To know when the peak has passed, we need better COVID-19 modeling
Because we do not have COVID-19 testing of every person in the U.S., or a random sample, experts advising federal, state and local authorities are working with an invalid set of assumptions based on test-positive cases and deaths. Community test-positive cases have not reliably evolved into hospitalizations. For the vast majority of COVID-19 hospitalized patients, the diagnosis is established by hospital laboratory testing. In many ways, a hospitalization for COVID-19 is the real epidemiologic measure that should be used as the yardstick for this pandemic.
As a result of flawed epidemiology, the most influential experts attempting to model the COVID-19 pandemic have been off the mark in terms of the timing and size of the peak surge. The Murray model, most heavily relied upon by the administration, predicted the peak surge for New York state to occur on April 8 and require 16,492 beds for hospitalized patients. Unfortunately, New York State does not report COVID-19 hospitalizations to the public. However, the actual peak number of newly hospitalized cases in New York City occurred on April 1, at around 1,700, which based on population proportions would yield about 4,000 new COVID-19 hospitalizations and a statewide bed demand of about 20,000 on that date. Hence, the model was reasonably on target for the bed demand, but about a week late on the “surge.”

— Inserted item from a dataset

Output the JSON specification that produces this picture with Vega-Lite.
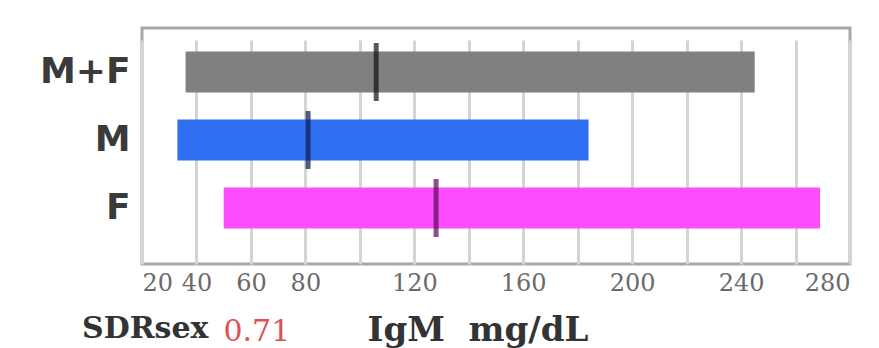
{
  "$schema": "https://vega.github.io/schema/vega-lite/v6.json",
  "width": 708,
  "height": 236,
  "autosize": {"type": "none"},
  "padding": {"left": 142, "top": 28, "right": 29, "bottom": 84},
  "background": "#ffffff",
  "config": {
    "view": {"stroke": "#a8a8a8", "strokeWidth": 3}
  },
  "title": {
    "text": "SDRsex",
    "orient": "bottom",
    "anchor": "start",
    "frame": "group",
    "font": "DejaVu Serif",
    "fontSize": 30,
    "fontWeight": "bold",
    "color": "#333333",
    "dx": -60,
    "dy": -33,
    "offset": 0
  },
  "data": {
    "values": [
      {"group": "M+F", "low": 36, "high": 245, "median": 106},
      {"group": "M", "low": 33, "high": 184, "median": 81},
      {"group": "F", "low": 50, "high": 269, "median": 128}
    ]
  },
  "encoding": {
    "y": {
      "field": "group",
      "type": "nominal",
      "sort": ["M+F", "M", "F"],
      "scale": {"range": [0, 224], "paddingInner": 0.4, "paddingOuter": 0.347},
      "axis": {
        "domain": false,
        "ticks": false,
        "labelFont": "DejaVu Sans",
        "labelFontSize": 36,
        "labelFontWeight": "bold",
        "labelColor": "#3a3a3a",
        "labelPadding": 12,
        "title": "0.71",
        "titleAngle": 0,
        "titleX": 81,
        "titleY": 312,
        "titleAlign": "left",
        "titleBaseline": "alphabetic",
        "titleFont": "DejaVu Serif",
        "titleFontSize": 30,
        "titleFontWeight": "normal",
        "titleColor": "#e05050"
      }
    }
  },
  "layer": [
    {
      "mark": {"type": "bar", "cornerRadius": 0},
      "encoding": {
        "x": {
          "field": "low",
          "type": "quantitative",
          "scale": {"domain": [20, 280], "nice": false, "zero": false},
          "axis": {
            "values": [20, 40, 60, 80, 100, 120, 140, 160, 180, 200, 220, 240, 260, 280],
            "labelExpr": "indexof([100,140,180,220,260], datum.value) >= 0 ? '' : datum.label",
            "domain": false,
            "ticks": false,
            "grid": true,
            "gridColor": "#d4d4d4",
            "gridWidth": 3,
            "labelFont": "DejaVu Serif",
            "labelFontSize": 24,
            "labelColor": "#6a6a6a",
            "labelPadding": 7,
            "title": "IgM\u00a0\u00a0mg/dL",
            "titleX": 225,
            "titleY": 76,
            "titleAlign": "left",
            "titleBaseline": "alphabetic",
            "titleFont": "DejaVu Serif",
            "titleFontSize": 34,
            "titleFontWeight": "bold",
            "titleColor": "#333333"
          }
        },
        "x2": {"field": "high"},
        "color": {
          "field": "group",
          "type": "nominal",
          "scale": {"domain": ["M+F", "M", "F"], "range": ["#808080", "#2f6ff2", "#ff4cff"]},
          "legend": null
        }
      }
    },
    {
      "mark": {"type": "tick", "thickness": 5, "size": 58},
      "encoding": {
        "x": {"field": "median", "type": "quantitative"},
        "color": {
          "field": "group",
          "type": "nominal",
          "scale": {"domain": ["M+F", "M", "F"], "range": ["#111111", "#0a1a50", "#5a0a5a"]},
          "legend": null
        }
      }
    }
  ],
  "resolve": {"scale": {"color": "independent"}}
}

Outside of New York, the predictive modeling has been even farther off the mark. For Texas, the Murray model predicts a peak occurring on April 29, with an estimate of 2,824 hospital beds needed. The Dallas County Department of Health and Human Services, which lists COVID-19 as an illness requiring mandatory reporting from hospitals, reported a peak of 36 new hospitalized cases on March 27, more than a month earlier than the Murray model. Based on Dallas County population as a proportion of the state, this would yield a total of 401 new hospitalizations in the state at the peak, with about 2,000 Texas beds occupied.

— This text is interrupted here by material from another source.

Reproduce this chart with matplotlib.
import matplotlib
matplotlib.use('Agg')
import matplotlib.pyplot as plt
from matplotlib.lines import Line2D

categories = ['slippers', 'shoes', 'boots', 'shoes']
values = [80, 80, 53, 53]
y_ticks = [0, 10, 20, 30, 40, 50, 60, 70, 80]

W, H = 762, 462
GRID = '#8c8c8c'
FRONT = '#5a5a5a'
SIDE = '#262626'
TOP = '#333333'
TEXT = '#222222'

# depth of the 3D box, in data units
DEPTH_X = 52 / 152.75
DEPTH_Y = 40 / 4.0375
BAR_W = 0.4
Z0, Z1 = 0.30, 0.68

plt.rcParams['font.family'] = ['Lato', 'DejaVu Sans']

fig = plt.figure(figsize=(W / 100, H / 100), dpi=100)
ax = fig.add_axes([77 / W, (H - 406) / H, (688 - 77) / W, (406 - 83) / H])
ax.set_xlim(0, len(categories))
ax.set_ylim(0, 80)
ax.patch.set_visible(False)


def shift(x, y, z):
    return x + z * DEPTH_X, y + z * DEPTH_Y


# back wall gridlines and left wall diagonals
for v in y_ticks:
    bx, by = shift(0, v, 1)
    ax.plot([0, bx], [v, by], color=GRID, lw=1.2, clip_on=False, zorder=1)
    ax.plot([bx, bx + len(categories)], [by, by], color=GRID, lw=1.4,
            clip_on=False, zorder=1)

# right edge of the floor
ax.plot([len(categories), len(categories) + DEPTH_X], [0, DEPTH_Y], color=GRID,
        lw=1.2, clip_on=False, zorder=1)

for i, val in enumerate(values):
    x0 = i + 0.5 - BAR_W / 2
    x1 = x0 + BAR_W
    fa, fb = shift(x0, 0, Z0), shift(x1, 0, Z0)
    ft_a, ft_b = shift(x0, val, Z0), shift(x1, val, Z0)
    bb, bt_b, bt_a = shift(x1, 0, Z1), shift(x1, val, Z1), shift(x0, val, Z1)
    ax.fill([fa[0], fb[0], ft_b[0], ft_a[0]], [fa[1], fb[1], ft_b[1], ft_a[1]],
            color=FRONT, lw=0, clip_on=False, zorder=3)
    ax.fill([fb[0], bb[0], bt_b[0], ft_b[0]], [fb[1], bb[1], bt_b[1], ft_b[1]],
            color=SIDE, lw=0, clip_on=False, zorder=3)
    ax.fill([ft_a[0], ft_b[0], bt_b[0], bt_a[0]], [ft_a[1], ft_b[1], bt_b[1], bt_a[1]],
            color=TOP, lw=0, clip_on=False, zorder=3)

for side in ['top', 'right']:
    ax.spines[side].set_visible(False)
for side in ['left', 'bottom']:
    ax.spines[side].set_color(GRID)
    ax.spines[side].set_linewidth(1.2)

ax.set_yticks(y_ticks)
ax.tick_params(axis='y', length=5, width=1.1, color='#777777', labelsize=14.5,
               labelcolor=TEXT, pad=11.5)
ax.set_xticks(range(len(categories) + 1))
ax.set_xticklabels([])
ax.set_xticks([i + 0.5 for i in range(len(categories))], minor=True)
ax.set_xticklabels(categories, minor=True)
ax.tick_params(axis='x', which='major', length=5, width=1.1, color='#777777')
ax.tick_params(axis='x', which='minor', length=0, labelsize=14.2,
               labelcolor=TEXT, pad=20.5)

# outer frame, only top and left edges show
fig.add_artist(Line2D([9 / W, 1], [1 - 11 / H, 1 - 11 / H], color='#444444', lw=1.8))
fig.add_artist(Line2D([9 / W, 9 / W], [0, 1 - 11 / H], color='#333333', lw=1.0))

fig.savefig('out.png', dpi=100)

What are the consequences of predicting the surge a month too late? At present, the Kay Bailey Hutchison Convention Center is set up as a military field hospital with a contingent of local and military personnel waiting for a wave of patients that will never arrive.
To be fair, Colorado is probably the best example of the Murray model delivering the goods. The Murray model anticipated the “surge” in hospitalized patients on March 31 and estimated 637 beds would be occupied; the surge actually happened on April 2 with 128 new cases hospitalized, and at a 1:5 ratio of incident to prevalent hospitalized patients, the model was early by three days but within 100 beds of reality. In the case of Colorado, the Murray model was still useless because Colorado was reporting the hospitalizations on a daily basis as the model was updating its predictions. Hence, Colorado had no need for the model since the current reporting was so well done for state and local leaders to respond appropriately and on time with needed shifts in resources.
Colorado Public Radio reported that Kathryn Colborn, an associate professor in the Department of Surgery on the University of Colorado’s Anschutz Medical Campus, said “hospitalizations — rather than predicted cases — is the number she plans to watch most closely. Statisticians have to guess the total number of infected coronavirus patients based on the number of people who’ve tested positive — likely a fraction of the real cases. … Hospitalizations will provide a clearer signal.”
For these working examples it is obvious we continue to need the real-time hospital census and numbers of new cases admitted in order to react to this pandemic on a daily basis. Because we did not have uniform hospital reporting of cases from the beginning, we had to rely on modeling based on community test-positive and fatal cases, which for most of the country is not sufficient to identify when the peak number of new cases will, or did, occur — and is only partially useful for identifying the need for hospital beds.
As an epidemiologist, I can only present this alternative view and demand better science. The daily case rate of hospitalized COVID-19 patients, and proper epidemiology applied to that case definition, will yield much better predictions for federal, state and local officials. It is very important for leaders to know when the peak has passed. It is not too late for an executive order for all hospitals to report new COVID-19 admissions, and additionally report on prevalent hospitalized patients in the medical wards and intensive care units.
Why guess from models when we could have the actual numbers on a daily basis, and be much more responsive and prudent with our resources in managing this pandemic and its recovery?
Peter A. McCullough, MD, MPH, is vice chairman of medicine at Baylor University Medical Center and a professor of medicine at Texas A&M College of Medicine in Dallas. An internist, cardiologist and epidemiologist, he is the editor-in-chief of “Cardiorenal Medicine” and “Reviews in Cardiovascular Medicine.” He has authored over 500 cited works in the National Library of Medicine.